Each entry below is to be extracted exactly.
>> start Data shown
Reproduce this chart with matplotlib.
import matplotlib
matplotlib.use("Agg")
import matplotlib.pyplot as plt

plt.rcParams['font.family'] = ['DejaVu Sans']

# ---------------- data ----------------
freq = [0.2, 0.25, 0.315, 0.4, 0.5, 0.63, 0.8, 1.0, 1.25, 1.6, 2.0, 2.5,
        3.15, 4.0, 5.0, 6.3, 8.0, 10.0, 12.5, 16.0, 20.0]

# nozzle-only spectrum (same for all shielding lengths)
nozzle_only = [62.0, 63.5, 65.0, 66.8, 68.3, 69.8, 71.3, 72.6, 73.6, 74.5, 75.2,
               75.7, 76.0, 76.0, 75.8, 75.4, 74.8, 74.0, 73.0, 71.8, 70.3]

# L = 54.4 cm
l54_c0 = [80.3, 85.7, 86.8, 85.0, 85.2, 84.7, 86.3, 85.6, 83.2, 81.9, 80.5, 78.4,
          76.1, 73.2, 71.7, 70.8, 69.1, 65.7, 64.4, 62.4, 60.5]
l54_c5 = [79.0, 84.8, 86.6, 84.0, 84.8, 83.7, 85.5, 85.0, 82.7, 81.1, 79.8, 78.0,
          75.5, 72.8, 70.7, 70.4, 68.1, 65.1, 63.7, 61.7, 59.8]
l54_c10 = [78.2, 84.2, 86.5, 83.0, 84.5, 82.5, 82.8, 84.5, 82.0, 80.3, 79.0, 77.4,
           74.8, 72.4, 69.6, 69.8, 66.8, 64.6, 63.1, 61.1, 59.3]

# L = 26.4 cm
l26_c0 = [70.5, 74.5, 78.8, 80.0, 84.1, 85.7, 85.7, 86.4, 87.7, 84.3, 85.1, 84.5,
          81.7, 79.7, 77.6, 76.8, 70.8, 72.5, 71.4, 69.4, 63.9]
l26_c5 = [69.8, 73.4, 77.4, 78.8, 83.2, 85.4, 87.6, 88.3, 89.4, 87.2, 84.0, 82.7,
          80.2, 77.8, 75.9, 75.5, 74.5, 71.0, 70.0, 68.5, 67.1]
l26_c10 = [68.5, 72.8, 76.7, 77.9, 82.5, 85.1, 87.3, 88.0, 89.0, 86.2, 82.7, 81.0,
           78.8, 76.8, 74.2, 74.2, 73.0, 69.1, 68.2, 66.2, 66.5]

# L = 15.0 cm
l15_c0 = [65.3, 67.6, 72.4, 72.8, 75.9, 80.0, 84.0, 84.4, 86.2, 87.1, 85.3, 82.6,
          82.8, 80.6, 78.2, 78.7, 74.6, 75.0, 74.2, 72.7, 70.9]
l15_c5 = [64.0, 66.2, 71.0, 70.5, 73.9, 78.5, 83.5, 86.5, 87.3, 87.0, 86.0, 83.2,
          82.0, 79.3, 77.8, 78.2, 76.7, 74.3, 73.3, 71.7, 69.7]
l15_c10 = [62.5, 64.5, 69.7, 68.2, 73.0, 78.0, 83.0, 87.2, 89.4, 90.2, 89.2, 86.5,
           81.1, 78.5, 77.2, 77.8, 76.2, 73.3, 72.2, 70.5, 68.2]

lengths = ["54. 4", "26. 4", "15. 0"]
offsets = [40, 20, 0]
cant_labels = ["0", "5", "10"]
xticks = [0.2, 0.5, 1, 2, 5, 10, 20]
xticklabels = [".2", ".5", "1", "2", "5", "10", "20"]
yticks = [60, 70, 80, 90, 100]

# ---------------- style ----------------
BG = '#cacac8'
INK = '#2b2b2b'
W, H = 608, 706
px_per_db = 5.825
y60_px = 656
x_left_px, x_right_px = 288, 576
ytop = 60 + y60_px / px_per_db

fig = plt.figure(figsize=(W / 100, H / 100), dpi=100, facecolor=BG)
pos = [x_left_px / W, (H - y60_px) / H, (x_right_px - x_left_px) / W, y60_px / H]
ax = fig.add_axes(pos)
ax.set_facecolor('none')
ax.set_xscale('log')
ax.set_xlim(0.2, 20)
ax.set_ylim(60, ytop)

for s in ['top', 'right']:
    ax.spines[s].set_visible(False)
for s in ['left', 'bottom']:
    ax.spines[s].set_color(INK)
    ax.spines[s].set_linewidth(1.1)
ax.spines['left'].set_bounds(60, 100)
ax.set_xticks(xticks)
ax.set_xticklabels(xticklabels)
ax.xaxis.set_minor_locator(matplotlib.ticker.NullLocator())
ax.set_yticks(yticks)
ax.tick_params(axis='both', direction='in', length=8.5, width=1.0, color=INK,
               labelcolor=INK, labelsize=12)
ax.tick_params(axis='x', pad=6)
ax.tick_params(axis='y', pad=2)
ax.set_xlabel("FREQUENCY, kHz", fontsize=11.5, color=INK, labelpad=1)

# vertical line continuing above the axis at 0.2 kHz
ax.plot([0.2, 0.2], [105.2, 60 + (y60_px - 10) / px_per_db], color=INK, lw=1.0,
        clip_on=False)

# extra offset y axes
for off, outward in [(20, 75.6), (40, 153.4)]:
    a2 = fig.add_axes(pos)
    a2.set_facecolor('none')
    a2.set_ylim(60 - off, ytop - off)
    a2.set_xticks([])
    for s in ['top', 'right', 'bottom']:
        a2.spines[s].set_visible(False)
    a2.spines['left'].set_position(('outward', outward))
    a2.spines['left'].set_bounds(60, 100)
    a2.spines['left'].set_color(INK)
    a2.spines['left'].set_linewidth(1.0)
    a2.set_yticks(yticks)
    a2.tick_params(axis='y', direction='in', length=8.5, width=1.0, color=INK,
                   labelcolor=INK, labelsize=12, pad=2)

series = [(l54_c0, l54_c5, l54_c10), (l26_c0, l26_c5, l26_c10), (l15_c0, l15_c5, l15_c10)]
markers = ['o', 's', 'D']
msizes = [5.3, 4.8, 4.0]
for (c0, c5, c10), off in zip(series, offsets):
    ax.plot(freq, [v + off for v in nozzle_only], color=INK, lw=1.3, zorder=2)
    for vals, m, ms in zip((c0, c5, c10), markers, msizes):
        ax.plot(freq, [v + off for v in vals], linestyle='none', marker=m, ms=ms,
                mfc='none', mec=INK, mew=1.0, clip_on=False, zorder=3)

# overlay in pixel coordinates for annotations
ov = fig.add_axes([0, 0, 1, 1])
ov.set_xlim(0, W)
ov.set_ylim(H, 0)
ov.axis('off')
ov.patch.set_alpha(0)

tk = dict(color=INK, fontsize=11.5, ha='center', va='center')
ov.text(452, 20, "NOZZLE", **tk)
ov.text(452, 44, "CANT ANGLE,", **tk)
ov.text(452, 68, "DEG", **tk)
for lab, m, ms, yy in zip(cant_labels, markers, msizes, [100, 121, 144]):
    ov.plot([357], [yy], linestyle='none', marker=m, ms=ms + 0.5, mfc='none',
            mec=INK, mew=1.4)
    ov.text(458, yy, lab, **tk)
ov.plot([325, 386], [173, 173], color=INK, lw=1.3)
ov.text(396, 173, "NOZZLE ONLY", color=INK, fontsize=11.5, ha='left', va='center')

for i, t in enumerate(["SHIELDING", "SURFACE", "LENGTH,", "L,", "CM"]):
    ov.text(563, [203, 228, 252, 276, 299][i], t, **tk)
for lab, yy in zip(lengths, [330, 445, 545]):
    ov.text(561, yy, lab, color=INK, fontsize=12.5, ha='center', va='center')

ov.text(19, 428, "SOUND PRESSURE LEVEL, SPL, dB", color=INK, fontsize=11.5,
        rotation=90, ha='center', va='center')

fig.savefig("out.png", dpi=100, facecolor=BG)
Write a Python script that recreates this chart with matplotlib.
>> end Data shown
Right answer:
Reproduce this chart with matplotlib.
import matplotlib
matplotlib.use("Agg")
import matplotlib.pyplot as plt

plt.rcParams['font.family'] = ['DejaVu Sans']

# ---------------- data ----------------
freq = [0.2, 0.25, 0.315, 0.4, 0.5, 0.63, 0.8, 1.0, 1.25, 1.6, 2.0, 2.5,
        3.15, 4.0, 5.0, 6.3, 8.0, 10.0, 12.5, 16.0, 20.0]

# nozzle-only spectrum (same for all shielding lengths)
nozzle_only = [62.0, 63.5, 65.0, 66.8, 68.3, 69.8, 71.3, 72.6, 73.6, 74.5, 75.2,
               75.7, 76.0, 76.0, 75.8, 75.4, 74.8, 74.0, 73.0, 71.8, 70.3]

# L = 54.4 cm
l54_c0 = [80.3, 85.7, 86.8, 85.0, 85.2, 84.7, 86.3, 85.6, 83.2, 81.9, 80.5, 78.4,
          76.1, 73.2, 71.7, 70.8, 69.1, 65.7, 64.4, 62.4, 60.5]
l54_c5 = [79.0, 84.8, 86.6, 84.0, 84.8, 83.7, 85.5, 85.0, 82.7, 81.1, 79.8, 78.0,
          75.5, 72.8, 70.7, 70.4, 68.1, 65.1, 63.7, 61.7, 59.8]
l54_c10 = [78.2, 84.2, 86.5, 83.0, 84.5, 82.5, 82.8, 84.5, 82.0, 80.3, 79.0, 77.4,
           74.8, 72.4, 69.6, 69.8, 66.8, 64.6, 63.1, 61.1, 59.3]

# L = 26.4 cm
l26_c0 = [70.5, 74.5, 78.8, 80.0, 84.1, 85.7, 85.7, 86.4, 87.7, 84.3, 85.1, 84.5,
          81.7, 79.7, 77.6, 76.8, 70.8, 72.5, 71.4, 69.4, 63.9]
l26_c5 = [69.8, 73.4, 77.4, 78.8, 83.2, 85.4, 87.6, 88.3, 89.4, 87.2, 84.0, 82.7,
          80.2, 77.8, 75.9, 75.5, 74.5, 71.0, 70.0, 68.5, 67.1]
l26_c10 = [68.5, 72.8, 76.7, 77.9, 82.5, 85.1, 87.3, 88.0, 89.0, 86.2, 82.7, 81.0,
           78.8, 76.8, 74.2, 74.2, 73.0, 69.1, 68.2, 66.2, 66.5]

# L = 15.0 cm
l15_c0 = [65.3, 67.6, 72.4, 72.8, 75.9, 80.0, 84.0, 84.4, 86.2, 87.1, 85.3, 82.6,
          82.8, 80.6, 78.2, 78.7, 74.6, 75.0, 74.2, 72.7, 70.9]
l15_c5 = [64.0, 66.2, 71.0, 70.5, 73.9, 78.5, 83.5, 86.5, 87.3, 87.0, 86.0, 83.2,
          82.0, 79.3, 77.8, 78.2, 76.7, 74.3, 73.3, 71.7, 69.7]
l15_c10 = [62.5, 64.5, 69.7, 68.2, 73.0, 78.0, 83.0, 87.2, 89.4, 90.2, 89.2, 86.5,
           81.1, 78.5, 77.2, 77.8, 76.2, 73.3, 72.2, 70.5, 68.2]

lengths = ["54. 4", "26. 4", "15. 0"]
offsets = [40, 20, 0]
cant_labels = ["0", "5", "10"]
xticks = [0.2, 0.5, 1, 2, 5, 10, 20]
xticklabels = [".2", ".5", "1", "2", "5", "10", "20"]
yticks = [60, 70, 80, 90, 100]

# ---------------- style ----------------
BG = '#cacac8'
INK = '#2b2b2b'
W, H = 608, 706
px_per_db = 5.825
y60_px = 656
x_left_px, x_right_px = 288, 576
ytop = 60 + y60_px / px_per_db

fig = plt.figure(figsize=(W / 100, H / 100), dpi=100, facecolor=BG)
pos = [x_left_px / W, (H - y60_px) / H, (x_right_px - x_left_px) / W, y60_px / H]
ax = fig.add_axes(pos)
ax.set_facecolor('none')
ax.set_xscale('log')
ax.set_xlim(0.2, 20)
ax.set_ylim(60, ytop)

for s in ['top', 'right']:
    ax.spines[s].set_visible(False)
for s in ['left', 'bottom']:
    ax.spines[s].set_color(INK)
    ax.spines[s].set_linewidth(1.1)
ax.spines['left'].set_bounds(60, 100)
ax.set_xticks(xticks)
ax.set_xticklabels(xticklabels)
ax.xaxis.set_minor_locator(matplotlib.ticker.NullLocator())
ax.set_yticks(yticks)
ax.tick_params(axis='both', direction='in', length=8.5, width=1.0, color=INK,
               labelcolor=INK, labelsize=12)
ax.tick_params(axis='x', pad=6)
ax.tick_params(axis='y', pad=2)
ax.set_xlabel("FREQUENCY, kHz", fontsize=11.5, color=INK, labelpad=1)

# vertical line continuing above the axis at 0.2 kHz
ax.plot([0.2, 0.2], [105.2, 60 + (y60_px - 10) / px_per_db], color=INK, lw=1.0,
        clip_on=False)

# extra offset y axes
for off, outward in [(20, 75.6), (40, 153.4)]:
    a2 = fig.add_axes(pos)
    a2.set_facecolor('none')
    a2.set_ylim(60 - off, ytop - off)
    a2.set_xticks([])
    for s in ['top', 'right', 'bottom']:
        a2.spines[s].set_visible(False)
    a2.spines['left'].set_position(('outward', outward))
    a2.spines['left'].set_bounds(60, 100)
    a2.spines['left'].set_color(INK)
    a2.spines['left'].set_linewidth(1.0)
    a2.set_yticks(yticks)
    a2.tick_params(axis='y', direction='in', length=8.5, width=1.0, color=INK,
                   labelcolor=INK, labelsize=12, pad=2)

series = [(l54_c0, l54_c5, l54_c10), (l26_c0, l26_c5, l26_c10), (l15_c0, l15_c5, l15_c10)]
markers = ['o', 's', 'D']
msizes = [5.3, 4.8, 4.0]
for (c0, c5, c10), off in zip(series, offsets):
    ax.plot(freq, [v + off for v in nozzle_only], color=INK, lw=1.3, zorder=2)
    for vals, m, ms in zip((c0, c5, c10), markers, msizes):
        ax.plot(freq, [v + off for v in vals], linestyle='none', marker=m, ms=ms,
                mfc='none', mec=INK, mew=1.0, clip_on=False, zorder=3)

# overlay in pixel coordinates for annotations
ov = fig.add_axes([0, 0, 1, 1])
ov.set_xlim(0, W)
ov.set_ylim(H, 0)
ov.axis('off')
ov.patch.set_alpha(0)

tk = dict(color=INK, fontsize=11.5, ha='center', va='center')
ov.text(452, 20, "NOZZLE", **tk)
ov.text(452, 44, "CANT ANGLE,", **tk)
ov.text(452, 68, "DEG", **tk)
for lab, m, ms, yy in zip(cant_labels, markers, msizes, [100, 121, 144]):
    ov.plot([357], [yy], linestyle='none', marker=m, ms=ms + 0.5, mfc='none',
            mec=INK, mew=1.4)
    ov.text(458, yy, lab, **tk)
ov.plot([325, 386], [173, 173], color=INK, lw=1.3)
ov.text(396, 173, "NOZZLE ONLY", color=INK, fontsize=11.5, ha='left', va='center')

for i, t in enumerate(["SHIELDING", "SURFACE", "LENGTH,", "L,", "CM"]):
    ov.text(563, [203, 228, 252, 276, 299][i], t, **tk)
for lab, yy in zip(lengths, [330, 445, 545]):
    ov.text(561, yy, lab, color=INK, fontsize=12.5, ha='center', va='center')

ov.text(19, 428, "SOUND PRESSURE LEVEL, SPL, dB", color=INK, fontsize=11.5,
        rotation=90, ha='center', va='center')

fig.savefig("out.png", dpi=100, facecolor=BG)
Write a Python script that recreates this chart with matplotlib.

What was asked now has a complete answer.